How I'd Try To Embarrass Him: I've got this all planned out. I'd go up to him and say "You're Emilio Estevez, right?" And he'd say "No, I'm Charlie Sheen," and I'd say, "Oh, yeah, that's right. Hey, you were great in Ferris Bueller's Day Off. What have you been doing since then?"

How I'd Actually Embarrass Myself: It would, in fact, be Emilio Estevez that I'd be talking to.

The Likely Result: Assuming Emilio admits it's him, then I star in The Mighty Ducks Return: Electric Duckaloo. If he sticks with pretending he's Charlie, then in mere minutes we are in a pitch meeting for Ferris Bueller's Next Day Off.

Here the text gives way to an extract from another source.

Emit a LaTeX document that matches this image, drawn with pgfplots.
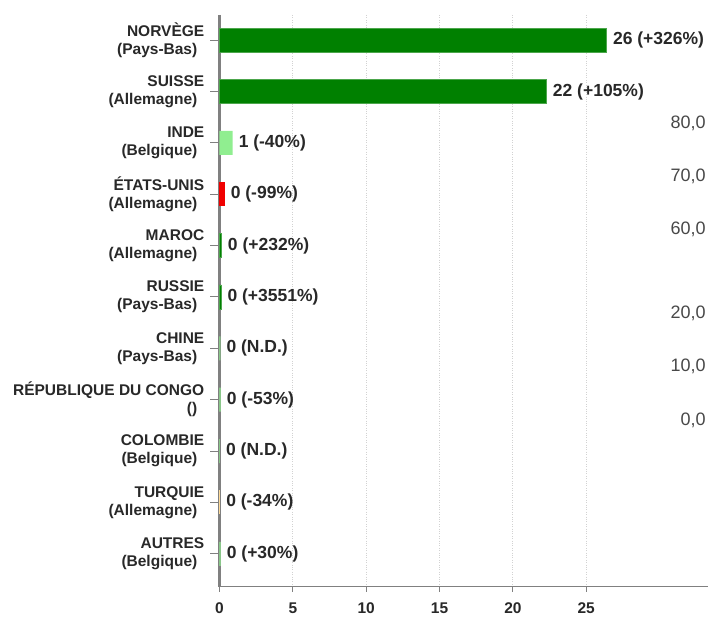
\documentclass[border=0pt]{standalone}
\usepackage{pgfplots}
\pgfplotsset{compat=1.18}
\usepackage{fontspec}
\setmainfont{Liberation Sans}
\definecolor{barDark}{RGB}{0,128,0}
\definecolor{barLight}{RGB}{144,238,144}
\definecolor{barRed}{RGB}{240,0,0}
\definecolor{barOrange}{RGB}{255,165,0}
\definecolor{axisgray}{RGB}{128,128,128}
\definecolor{labeltext}{RGB}{40,40,40}

\begin{document}
\begin{tikzpicture}
\begin{axis}[name=ax,
             scale only axis,
             width=488.5pt, height=571.7pt,
             xbar, bar width=24pt, bar shift=0pt,
             xmin=0, xmax=33.3,
             ymin=-0.49, ymax=10.64, y dir=reverse,
             axis x line*=bottom, axis y line*=left,
             axis line style={-, draw=axisgray},
             x axis line style={line width=1.5pt},
             y axis line style={line width=2.2pt},
             tick align=outside,
             major tick length=9pt,
             tick style={draw=axisgray, line width=1pt},
             xtick style={/pgfplots/major tick length=5pt},
             xtick={0,5,10,15,20,25},
             xticklabels={0,5,10,15,20,25},
             xticklabel style={font=\fontsize{15.5}{17}\selectfont\bfseries, text=labeltext, inner sep=0pt, yshift=-7pt},
             ytick={0,1,...,10},
             yticklabels={NORVÈGE\\(Pays-Bas)\hspace*{7pt},
                          SUISSE\\(Allemagne)\hspace*{7pt},
                          INDE\\(Belgique)\hspace*{7pt},
                          ÉTATS-UNIS\\(Allemagne)\hspace*{7pt},
                          MAROC\\(Allemagne)\hspace*{7pt},
                          RUSSIE\\(Pays-Bas)\hspace*{7pt},
                          CHINE\\(Pays-Bas)\hspace*{7pt},
                          RÉPUBLIQUE DU CONGO\\()\hspace*{7pt},
                          COLOMBIE\\(Belgique)\hspace*{7pt},
                          TURQUIE\\(Allemagne)\hspace*{7pt},
                          AUTRES\\(Belgique)\hspace*{7pt}},
             yticklabel style={font=\fontsize{15.5}{18}\selectfont\bfseries, text=labeltext, align=right, inner sep=0pt, xshift=-6pt},
             xmajorgrids,
             grid style={dotted, gray!35, line width=0.8pt},
             clip=false,
             nodes near coords,
             point meta=explicit symbolic,
             every node near coord/.append style={anchor=west, inner sep=0pt, xshift=6pt,
                 font=\fontsize{17.5}{20}\selectfont\bfseries, text=labeltext},
            ]

    % dark green
    \addplot[fill=barDark, draw=barDark!70!white, line width=0.6pt]
        coordinates {(26.4,0) [26 (+326\%)] (22.3,1) [22 (+105\%)]
                     (0.15,4) [0 (+232\%)] (0.12,5) [0 (+3551\%)]};
    % light green
    \addplot[fill=barLight, draw=none]
        coordinates {(0.89,2) [1 (-40\%)] (0.06,6) [0 (N.D.)] (0.08,7) [0 (-53\%)]
                     (0.03,8) [0 (N.D.)] (0.08,10) [0 (+30\%)]};
    % red
    \addplot[fill=barRed, draw=none]
        coordinates {(0.35,3) [0 (-99\%)]};
    % orange
    \addplot[fill=barOrange!40, draw=none]
        coordinates {(0.04,9) [0 (-34\%)]};

    % stray labels on the right side
    \begin{scope}[every node/.style={anchor=east, inner sep=0pt, text=labeltext!85,
                                     font=\fontsize{18}{20}\selectfont}]
    \node at (axis cs:33.16,1.617) {80,0};
    \node at (axis cs:33.16,2.65) {70,0};
    \node at (axis cs:33.16,3.68) {60,0};
    \node at (axis cs:33.16,5.32) {20,0};
    \node at (axis cs:33.16,6.35) {10,0};
    \node at (axis cs:33.16,7.40) {0,0};
    \end{scope}
\end{axis}
\pgfresetboundingbox
\useasboundingbox ([xshift=-219.5pt,yshift=-31.3pt]ax.south west) rectangle ([yshift=15pt]ax.north east);
\end{tikzpicture}
\end{document}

(Note: I've already got the plot worked out. Here's what happens: Ferris is now all grown up, and he's got a son. [See the irony already? Sweet.] The son wants desperately to get into an Ivy League school and sets up an interview with the dean, one his Dad -- Grown-Up Ferris-- is to attend. But on the day in question, Grown-Up Ferris decides to take his son and show him the benefits of just slacking off, and drives away from the interview, determined to make his son have fun instead of taking life so seriously. Then Junior Ferris has to spend the day trying to trick his dad into the interview, while Senior Ferris is trying to trick his son into having a good time. In the end, they attend the interview as scheduled, and both learn a valuable lesson.) Bonus: The interviewer turns out to be Charlie Sheen's character from the first movie. This thing will write itself.

Literature Celebrity:
Um...let me think... Are there any celebrity writers? You're right. There's not. Nobody reads anymore. And I can prove it: I have it on good authority that John Grisham's last book was simply a reprint of the first chapter from The Firm with the main character's name changed to Rex Nordner, followed by 350 blank pages. (Note: It was optioned into a movie the moment it hit the stands.)

Let's move on...

Rock and Roll Celebrity:

Why He'd Be A Good One To Choose: Sting needs money. He's tried everything since The Police ended -- he tried being a poet and an earnest musician and being an actor and even tried being mentioned on Friends, but nothing worked out, resulting in Sting biting the bullet and reforming The Police for an ill-advised, and even iller-received, reunion tour that for all I know might still be going on.

Where I'd Likely Bump Into Him: Assuming that tour is still going on, then I'll find him at the Retro Lounge of the Holiday Inn on I-94 outside of Milwaukee. The Police will be opening for a Vic Damone impersonator.

If it's not still going on, then he'll probably be working at a sub sandwich shop in Leeds.

How I'd Try To Embarrass Him: Order a sandwich. Say, "Hey, didn't you used to be Sting?"

How I'd Actually Embarrass Myself: He still is Sting, you idiot. Also, I didn't want mustard on the sandwich.

The Likely Result: It's kind of hard to see how this one leads to fame or riches, actually. But the sandwich would probably be okay, even with the mustard.